Central to the strategy, the memo said, was to “create a unifying platform” for favored challengers to sign — “Call it a ‘Contract With South Carolina,’ a “South Carolina Contract for Competitiveness,’ call it whatever”. It would include “a spending cap, an overhaul of the tax code and government restructuring.”
The memo suggests the creation of a “Core Council” that would coordinate the campaign (working in secret so nobody knew it was coordinated, and thus subject to those pesky campaign disclosure laws that Mr. Sanford championed but his best allies have no intention of obeying). The “overlord” was to be Mr. Waldorf. Mr. Davis, who was Mr. Sanford’s chief of staff until he resigned to run for Senate in Beaufort County, was to handle “research, Contract for SC development.”

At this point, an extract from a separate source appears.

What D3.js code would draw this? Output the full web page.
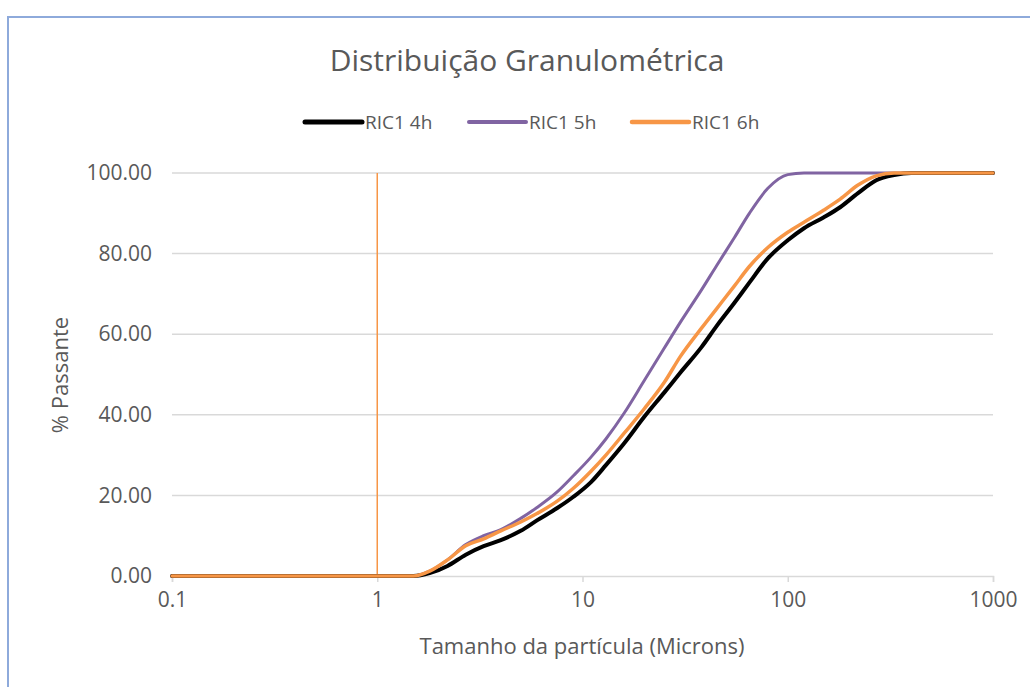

The memo doesn’t say who’s bankrolling the hit campaign, but we know who has been pouring money into the Sanford agenda: the anti-government folks from New York and other parts outside our state whose first goal is to undermine public support for the most expensive thing state government does, by paying parents to abandon the public schools.
And so here we have the Mark Sanford dilemma.

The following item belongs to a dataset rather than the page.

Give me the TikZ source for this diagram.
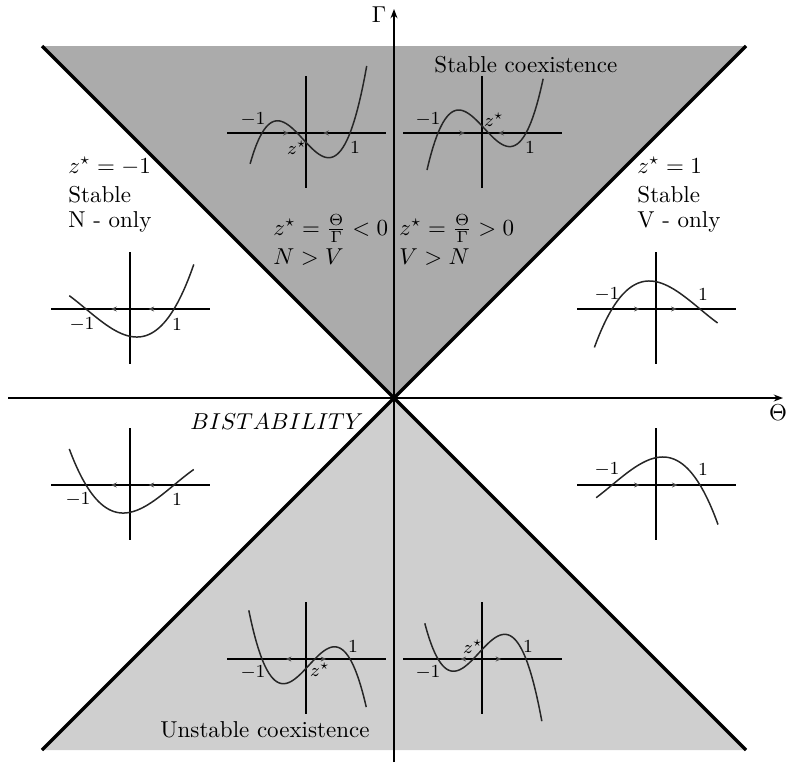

My colleagues and I have been pushing him for years to put some political muscle into government restructuring, rather than reserving it all for income tax cuts and vouchers. Now, it appears that he’s doing just that. And I so want to believe that he is. But can anybody trust him and his support groups, particularly given who’s writing the checks?
Consider their past — and their present.
We’re now in the middle of the third Republican primary cycle that is marked by big-bucks campaigns aimed at defeating legislators who oppose private-school vouchers and tax credits. Each time, you were hard-pressed to find any mention of vouchers or tax credits in the reams of attack post cards and radio spots. Simple reason: The voucher backers know they’re not popular in South Carolina — not even in Republican primaries.
So they attack on other grounds, usually making misleading charges and occasionally even fabricating them. They say their targets want to raise the gas tax based on a survey they filled out a decade ago, claim they voted for spending bills that they actually opposed, focus on state judicial elections that they hope voters will confuse with the liberal-conservative fights in Washington that haven’t occurred here.
In short, SCRG and Conservatives in Action and other pro-Sanford groups whose funding has been traced back to New York libertarian Howie Rich (scbarbecue.blogspot.com) have a record of building their campaigns around populist Trojan horses to hide their real agenda and suck in ordinary voters who don’t live and breathe this stuff.
I believe Tom Davis really is motivated by the good-government side of Mr. Sanford’s agenda; he really does want to empower the executive and get the Legislature out of local government. But he also supports vouchers. And it would be hard to believe that he would be following the hit-list playbook so precisely if he weren’t ... following the hit-list playbook so precisely.